The New Trick (The Optical Cavity):
The researchers put up a special "force field" (the cavity) that only talks to the Fast Dancers.

  • They zap the Fast Dancers with light, making them jump even more frantically.
  • However, because the Fast Dancers are so energetic, they accidentally bump into the Slow Walkers and push them into a corner.
  • The Slow Walkers, trying to avoid the chaos, huddle together in a very tight, deep, comfortable hole in the floor. They stop moving entirely.

The Result: The Fast Dancers are wild (high energy), but the Slow Walkers are frozen in a deep, stable position. To an observer looking only at the Slow Walkers, the room feels colder than it actually is, even though the thermostat says it's still warm.


The Key Discovery: "Structural Cooling"

The paper shows that by selectively pumping energy into the fast vibrations, the liquid's structure "cools down" without the actual temperature dropping.
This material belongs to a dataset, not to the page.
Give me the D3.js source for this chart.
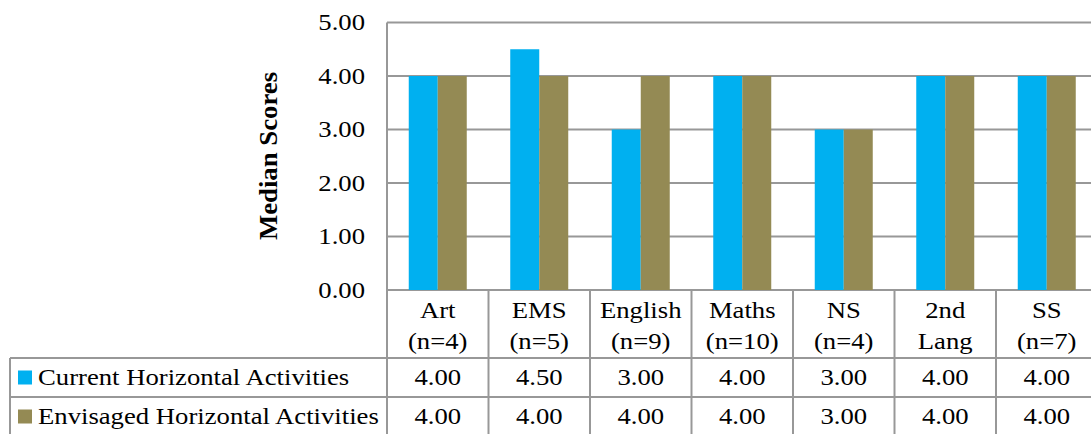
<!DOCTYPE html>
<meta charset="utf-8">
<script src="https://cdn.jsdelivr.net/npm/d3@7"></script>
<style>
body { margin: 0; background: #fff; }
svg { display: block; }
</style>
<body>
<script>

var categories = ["Art", "EMS", "English", "Maths", "NS", "2nd Lang", "SS"]
var category_lines = [["Art", "(n=4)"], ["EMS", "(n=5)"], ["English", "(n=9)"], ["Maths", "(n=10)"], ["NS", "(n=4)"], ["2nd", "Lang"], ["SS", "(n=7)"]]
var series_names = ["Current Horizontal Activities", "Envisaged Horizontal Activities"]
var series_colors = ["#00b0f0", "#948a54"]
var current_values = [4.00, 4.50, 3.00, 4.00, 3.00, 4.00, 4.00]
var envisaged_values = [4.00, 4.00, 4.00, 4.00, 3.00, 4.00, 4.00]
var y_ticks = [0, 1, 2, 3, 4, 5]

var series_values = [current_values, envisaged_values]

var width = 1091
var height = 434
var plot_left = 387
var plot_top = 22.5
var plot_bottom = 290
var band = 101.5
var bar_w = 29
var grid_color = "#989898"
var font = "'Liberation Serif'"

var svg = d3.select("body").append("svg")
            .attr("width", width)
            .attr("height", height)

// widen glyphs a little, the reference text is horizontally stretched
function widen(sel, k) {
  sel.each(function() {
    var w = this.getComputedTextLength()
    d3.select(this).attr("textLength", w * (k || 1.16)).attr("lengthAdjust", "spacingAndGlyphs")
  })
}

var x = d3.scaleBand()
          .domain(categories)
          .range([plot_left, plot_left + band * categories.length])
          .padding(0)

var xs = d3.scaleBand()
           .domain(series_names)
           .range([(band - 2 * bar_w) / 2, (band + 2 * bar_w) / 2])
           .padding(0)

var y = d3.scaleLinear()
          .domain([0, 5])
          .range([plot_bottom, plot_top])

// gridlines
svg.append("g").selectAll("line")
   .data(y_ticks)
   .enter().append("line")
   .attr("x1", plot_left)
   .attr("x2", x.range()[1])
   .attr("y1", function(d) { return y(d) })
   .attr("y2", function(d) { return y(d) })
   .style("stroke", grid_color)
   .style("stroke-width", 2)

// tick labels
svg.append("g").selectAll("text")
   .data(y_ticks)
   .enter().append("text")
   .attr("x", 365)
   .attr("y", function(d) { return y(d) })
   .attr("dy", "0.33em")
   .style("font-family", font)
   .style("font-size", "23px")
   .style("text-anchor", "end")
   .text(function(d) { return d3.format(".2f")(d) })
   .call(widen)

svg.append("text")
   .attr("transform", "translate(" + 277 + "," + 156 + ") rotate(-90)")
   .style("font-family", font)
   .style("font-size", "25px")
   .style("font-weight", "bold")
   .style("text-anchor", "middle")
   .text("Median Scores")
   .call(widen, 1.07)

// bars
series_names.forEach(function(name, si) {
  svg.append("g").selectAll("rect")
     .data(series_values[si])
     .enter().append("rect")
     .attr("x", function(d, i) { return x(categories[i]) + xs(name) })
     .attr("width", xs.bandwidth())
     .attr("y", function(d) { return y(d) })
     .attr("height", function(d) { return y(0) - y(d) })
     .style("fill", series_colors[si])
})

// left axis line
svg.append("line")
   .attr("x1", plot_left).attr("x2", plot_left)
   .attr("y1", plot_top).attr("y2", height)
   .style("stroke", grid_color)
   .style("stroke-width", 2)

// data table
var row_top = [358, 397]
var row_h = 39
var table = svg.append("g")

// column dividers
table.selectAll(".col_line")
     .data(categories)
     .enter().append("line")
     .attr("x1", function(d) { return x(d) + band })
     .attr("x2", function(d) { return x(d) + band })
     .attr("y1", plot_bottom)
     .attr("y2", height)
     .style("stroke", grid_color)
     .style("stroke-width", 2)

// row lines
table.selectAll(".row_line")
     .data([row_top[0], row_top[1], row_top[1] + row_h])
     .enter().append("line")
     .attr("x1", 10)
     .attr("x2", x.range()[1])
     .attr("y1", function(d) { return d })
     .attr("y2", function(d) { return d })
     .style("stroke", grid_color)
     .style("stroke-width", 2)

table.append("line")
     .attr("x1", 10).attr("x2", 10)
     .attr("y1", row_top[0]).attr("y2", height)
     .style("stroke", grid_color)
     .style("stroke-width", 2)

// header labels
category_lines.forEach(function(lines, i) {
  var cx = x(categories[i]) + band / 2
  lines.forEach(function(t, li) {
    table.append("text")
         .attr("x", cx)
         .attr("y", 310 + li * 31)
         .attr("dy", "0.33em")
         .style("font-family", font)
         .style("font-size", "23px")
         .style("text-anchor", "middle")
         .text(t)
         .call(widen)
  })
})

// legend + values
series_names.forEach(function(name, si) {
  var cy = row_top[si] + row_h / 2
  table.append("rect")
       .attr("x", 18)
       .attr("y", cy - 7)
       .attr("width", 14)
       .attr("height", 14)
       .style("fill", series_colors[si])
  table.append("text")
       .attr("x", 38)
       .attr("y", cy)
       .attr("dy", "0.33em")
       .style("font-family", font)
       .style("font-size", "23px")
       .text(name)
       .call(widen)
  table.selectAll(".val" + si)
       .data(series_values[si])
       .enter().append("text")
       .attr("x", function(d, i) { return x(categories[i]) + band / 2 })
       .attr("y", cy)
       .attr("dy", "0.33em")
       .style("font-family", font)
       .style("font-size", "23px")
       .style("text-anchor", "middle")
       .text(function(d) { return d3.format(".2f")(d) })
       .call(widen)
})

</script>
</body>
Think of it like this: Imagine you are trying to organize a messy room (the liquid).

  • Thermal Cooling: You turn down the AC. Everyone gets sleepy and stops moving, so the room settles down.
  • This New Method: You hire a hyperactive kid to run around the room throwing pillows (the light pumping energy). The pillows fly everywhere, but the chaos forces everyone else to huddle in the closet to stay safe. Once they are in the closet, they are very organized and stable. The room is "settled" (aged) without you ever turning on the AC.

The "C2F" Protocol: The Feedback Loop

The researchers didn't just stop at one experiment; they created a recipe called Cavity Configurational Feedback (C2F) Cooling.
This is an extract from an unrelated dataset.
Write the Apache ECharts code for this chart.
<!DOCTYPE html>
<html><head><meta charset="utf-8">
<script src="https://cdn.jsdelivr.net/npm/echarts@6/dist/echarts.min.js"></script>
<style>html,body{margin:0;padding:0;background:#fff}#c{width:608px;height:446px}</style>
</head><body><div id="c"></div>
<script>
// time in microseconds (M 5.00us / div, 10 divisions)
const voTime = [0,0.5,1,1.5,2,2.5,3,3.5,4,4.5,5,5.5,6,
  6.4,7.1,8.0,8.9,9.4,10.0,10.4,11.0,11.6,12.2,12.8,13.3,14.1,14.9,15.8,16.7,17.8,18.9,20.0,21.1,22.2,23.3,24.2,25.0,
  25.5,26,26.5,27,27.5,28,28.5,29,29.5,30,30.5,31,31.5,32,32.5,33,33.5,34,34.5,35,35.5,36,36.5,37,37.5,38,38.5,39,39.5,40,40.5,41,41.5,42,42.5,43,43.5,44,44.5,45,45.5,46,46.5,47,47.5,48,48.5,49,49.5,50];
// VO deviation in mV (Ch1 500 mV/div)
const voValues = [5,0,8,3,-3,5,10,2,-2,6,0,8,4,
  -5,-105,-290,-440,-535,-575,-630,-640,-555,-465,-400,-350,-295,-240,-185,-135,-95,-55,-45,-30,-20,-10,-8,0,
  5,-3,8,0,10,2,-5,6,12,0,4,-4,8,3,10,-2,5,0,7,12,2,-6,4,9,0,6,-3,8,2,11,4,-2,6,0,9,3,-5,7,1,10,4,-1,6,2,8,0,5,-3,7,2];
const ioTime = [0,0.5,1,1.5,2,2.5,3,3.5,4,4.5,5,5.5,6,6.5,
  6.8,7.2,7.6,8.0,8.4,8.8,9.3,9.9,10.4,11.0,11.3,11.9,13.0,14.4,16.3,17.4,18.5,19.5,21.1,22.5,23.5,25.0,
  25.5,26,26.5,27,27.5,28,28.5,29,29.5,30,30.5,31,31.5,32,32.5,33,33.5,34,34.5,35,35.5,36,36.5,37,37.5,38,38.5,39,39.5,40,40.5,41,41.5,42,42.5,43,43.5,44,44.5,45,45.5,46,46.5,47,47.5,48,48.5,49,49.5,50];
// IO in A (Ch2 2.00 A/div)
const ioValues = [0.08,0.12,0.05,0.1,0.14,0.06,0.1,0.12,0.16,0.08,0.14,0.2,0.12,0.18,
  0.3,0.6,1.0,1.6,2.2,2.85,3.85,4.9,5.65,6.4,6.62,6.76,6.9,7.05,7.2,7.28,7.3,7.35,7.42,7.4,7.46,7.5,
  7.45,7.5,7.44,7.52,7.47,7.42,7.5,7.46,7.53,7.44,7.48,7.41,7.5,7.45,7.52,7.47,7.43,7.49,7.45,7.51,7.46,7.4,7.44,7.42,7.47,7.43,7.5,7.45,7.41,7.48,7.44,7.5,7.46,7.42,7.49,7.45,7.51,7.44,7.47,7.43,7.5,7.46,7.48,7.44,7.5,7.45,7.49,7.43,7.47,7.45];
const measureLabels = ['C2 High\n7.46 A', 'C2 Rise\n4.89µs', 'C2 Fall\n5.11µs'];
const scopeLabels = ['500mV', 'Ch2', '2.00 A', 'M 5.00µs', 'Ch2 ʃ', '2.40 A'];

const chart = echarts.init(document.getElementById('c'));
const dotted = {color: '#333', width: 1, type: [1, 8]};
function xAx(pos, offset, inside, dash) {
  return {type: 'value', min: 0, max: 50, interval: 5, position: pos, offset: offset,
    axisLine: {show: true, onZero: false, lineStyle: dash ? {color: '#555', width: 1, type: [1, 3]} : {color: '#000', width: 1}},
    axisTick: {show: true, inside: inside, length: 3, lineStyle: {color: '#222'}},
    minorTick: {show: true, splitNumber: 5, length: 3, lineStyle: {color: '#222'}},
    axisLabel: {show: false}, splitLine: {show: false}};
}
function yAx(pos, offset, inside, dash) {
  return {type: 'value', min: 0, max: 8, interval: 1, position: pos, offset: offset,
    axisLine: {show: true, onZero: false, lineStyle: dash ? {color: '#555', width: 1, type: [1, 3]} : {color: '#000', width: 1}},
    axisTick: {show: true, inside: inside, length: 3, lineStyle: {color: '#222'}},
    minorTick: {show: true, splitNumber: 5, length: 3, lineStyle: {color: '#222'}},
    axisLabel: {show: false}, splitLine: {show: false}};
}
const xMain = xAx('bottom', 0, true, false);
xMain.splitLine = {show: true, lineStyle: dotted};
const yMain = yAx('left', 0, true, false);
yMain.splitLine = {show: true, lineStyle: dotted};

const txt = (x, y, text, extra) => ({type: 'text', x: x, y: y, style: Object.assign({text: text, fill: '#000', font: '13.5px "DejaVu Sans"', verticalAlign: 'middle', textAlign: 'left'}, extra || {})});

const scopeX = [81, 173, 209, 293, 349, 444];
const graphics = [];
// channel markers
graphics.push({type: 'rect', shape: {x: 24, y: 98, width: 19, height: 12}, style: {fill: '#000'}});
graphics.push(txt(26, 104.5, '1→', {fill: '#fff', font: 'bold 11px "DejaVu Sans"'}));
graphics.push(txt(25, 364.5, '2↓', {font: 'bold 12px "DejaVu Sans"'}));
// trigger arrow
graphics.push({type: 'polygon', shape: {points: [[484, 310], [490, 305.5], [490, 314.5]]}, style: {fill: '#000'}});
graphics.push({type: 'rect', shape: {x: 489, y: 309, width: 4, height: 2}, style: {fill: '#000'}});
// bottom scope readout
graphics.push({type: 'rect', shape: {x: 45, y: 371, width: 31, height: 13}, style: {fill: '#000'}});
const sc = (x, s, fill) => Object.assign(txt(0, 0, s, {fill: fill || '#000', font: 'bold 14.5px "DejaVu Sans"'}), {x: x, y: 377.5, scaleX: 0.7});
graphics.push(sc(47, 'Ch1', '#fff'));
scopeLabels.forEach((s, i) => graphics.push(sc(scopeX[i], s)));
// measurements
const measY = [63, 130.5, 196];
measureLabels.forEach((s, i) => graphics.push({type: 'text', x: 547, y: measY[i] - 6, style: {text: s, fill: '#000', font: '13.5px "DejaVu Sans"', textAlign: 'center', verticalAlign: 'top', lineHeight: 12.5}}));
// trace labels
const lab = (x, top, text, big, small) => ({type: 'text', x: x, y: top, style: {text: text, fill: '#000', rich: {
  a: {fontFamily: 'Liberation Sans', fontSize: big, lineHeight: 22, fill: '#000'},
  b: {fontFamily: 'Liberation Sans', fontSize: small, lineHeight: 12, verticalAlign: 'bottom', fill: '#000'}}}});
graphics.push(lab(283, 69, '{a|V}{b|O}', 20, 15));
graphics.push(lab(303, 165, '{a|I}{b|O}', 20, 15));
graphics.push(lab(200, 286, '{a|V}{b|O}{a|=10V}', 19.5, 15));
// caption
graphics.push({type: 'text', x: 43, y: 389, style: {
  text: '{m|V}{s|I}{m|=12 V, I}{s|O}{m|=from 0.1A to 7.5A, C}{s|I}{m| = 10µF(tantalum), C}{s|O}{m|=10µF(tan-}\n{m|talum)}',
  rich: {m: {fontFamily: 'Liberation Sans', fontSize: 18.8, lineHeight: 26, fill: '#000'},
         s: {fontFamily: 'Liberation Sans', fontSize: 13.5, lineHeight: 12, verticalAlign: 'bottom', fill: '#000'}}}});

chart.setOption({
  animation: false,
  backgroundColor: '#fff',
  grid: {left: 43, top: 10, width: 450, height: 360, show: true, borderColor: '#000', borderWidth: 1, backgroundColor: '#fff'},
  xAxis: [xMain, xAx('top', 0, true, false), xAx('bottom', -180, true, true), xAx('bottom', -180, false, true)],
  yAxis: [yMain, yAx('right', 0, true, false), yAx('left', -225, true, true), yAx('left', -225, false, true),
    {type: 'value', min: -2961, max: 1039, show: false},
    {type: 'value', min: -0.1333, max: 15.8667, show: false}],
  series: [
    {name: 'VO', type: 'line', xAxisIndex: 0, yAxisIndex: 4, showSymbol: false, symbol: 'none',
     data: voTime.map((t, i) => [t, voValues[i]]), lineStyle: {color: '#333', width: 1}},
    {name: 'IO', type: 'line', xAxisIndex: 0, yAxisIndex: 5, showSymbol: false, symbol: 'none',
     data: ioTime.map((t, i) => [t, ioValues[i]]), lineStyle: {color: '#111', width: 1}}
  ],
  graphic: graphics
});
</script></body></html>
Imagine you are trying to freeze a liquid into a super-stable glass, but you want to do it faster than nature allows.

  1. Zap: You turn on the light in the cavity. The liquid's structure "cools" down to a deep, stable state (like the people in the closet).
  2. Check: You measure how "cold" the structure feels (the "fictive temperature").
  3. Adjust: You lower the actual temperature of the room to match that new "feeling."
  4. Repeat: You turn the light off, let the fast dancers settle, then turn it back on to push the structure even deeper.
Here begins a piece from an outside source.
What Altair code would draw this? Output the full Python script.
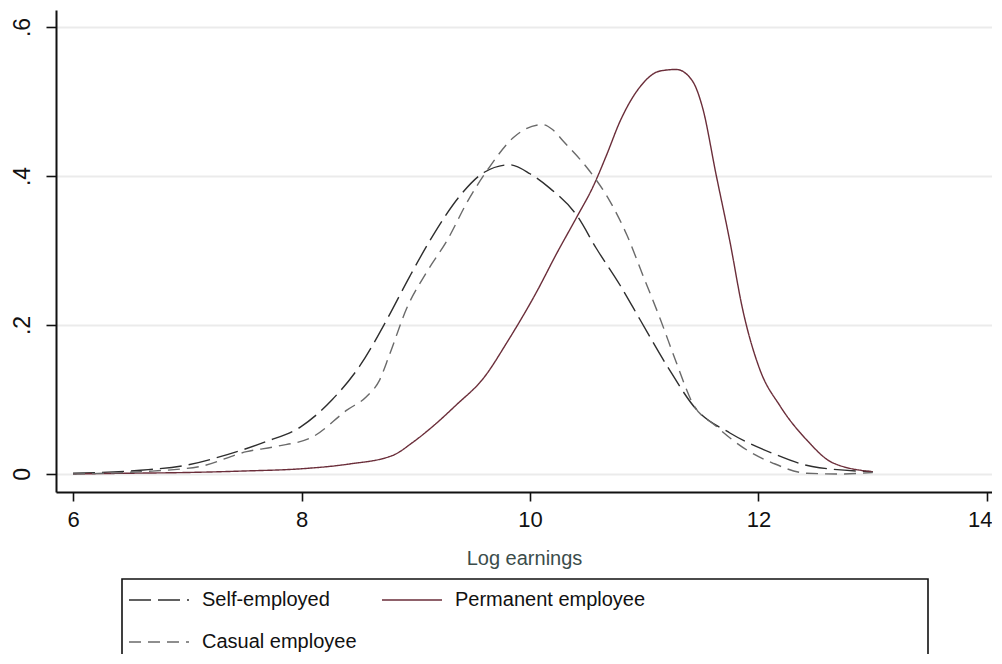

By doing this in a loop, they managed to cool a liquid from room temperature down to a super-cold state (32 Kelvin) in a tiny fraction of a second. It's like using a "time machine" to skip the slow, natural aging process and jump straight to the most stable version of the material.

Why Does This Matter?

This is a game-changer for materials science.

  • Better Batteries & Drugs: Many modern technologies rely on materials that are "disordered" (like glass). These materials are unstable and degrade over time. This new method could let us "age" them instantly in a lab, making them super-stable before we even use them.
  • Precision Control: Instead of heating or cooling the whole system (which is like using a sledgehammer), we can use light as a scalpel to target specific parts of the material.
  • New Physics: It connects the world of light (optics) with the world of messy, slow-moving materials (glass physics) in a way no one expected.

Summary

The paper shows that by trapping light in a mirror box and hitting a liquid with it, we can trick the liquid into thinking it's freezing cold. This forces the liquid to settle into a super-stable, "aged" state instantly, without actually changing the temperature. It's like using a laser to freeze time for a messy room, forcing it to become perfectly organized.